I had a bummer of a dream last night, or this morning right before I woke up. Somehow I was hanging out with a bunch of neurologists in a social setting and when one of them met me he kind of gasped and exchanged looks with another one of them. And I said, "What," and he sort of shook his head and lowered his eyes but then took out his camera and took a picture of the back of my head. And when I insisted he finally said, well, it's pretty clear that you're missing the [something scientific] lobe. And he showed me on the back of the head where everyone else had sort of a large knob or a bump and I just had hair. And lo and behold as I looked around I noticed that feature on everyone but me. And I asked, well, what's in there? And he started naming a bunch of brain parts that sounded kind of important to me, even though I know nothing about brain anatomy -- "Well, there's the cortex, and the medulla, and the occipital lobe, and the blah blah blah." And he and the other guys around were sort of uncomfortable, and I began to realize that this was really serious. Like, I'll probably die. And, like, it's amazing I've managed this long with this brain that is really missing most of its important parts. I woke up feeling both amazed and proud of making do reasonably well for so long on an incomplete brain, and with this dawning sense of dread and limitation and mortality.
Yuck. I haven't really gotten over the dream yet, except with the slow relief that happens when you wake up thinking a dream is reality and during the course of the day start to remember that it wasn't, and isn't real.
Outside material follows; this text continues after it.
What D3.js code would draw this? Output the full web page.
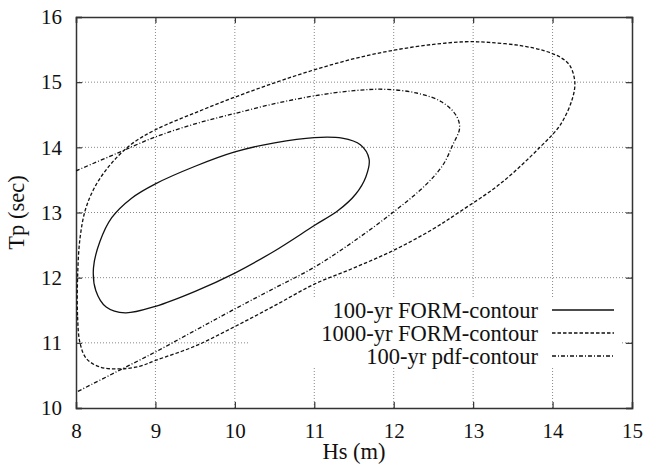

That sounds like a creepy dream, but it made a good post as you recounted it. Unfortunately, I'm now going to ruin it. You mention that you haven't yet gotten over your dream. If you have not recovered by tonight, do your best to put into practice this old saying: "It's better to have a bottle in front of me than a frontal lobotomy." By tomorrow morning, you'll be fine. That's the prescription from Dr. Schaeffer.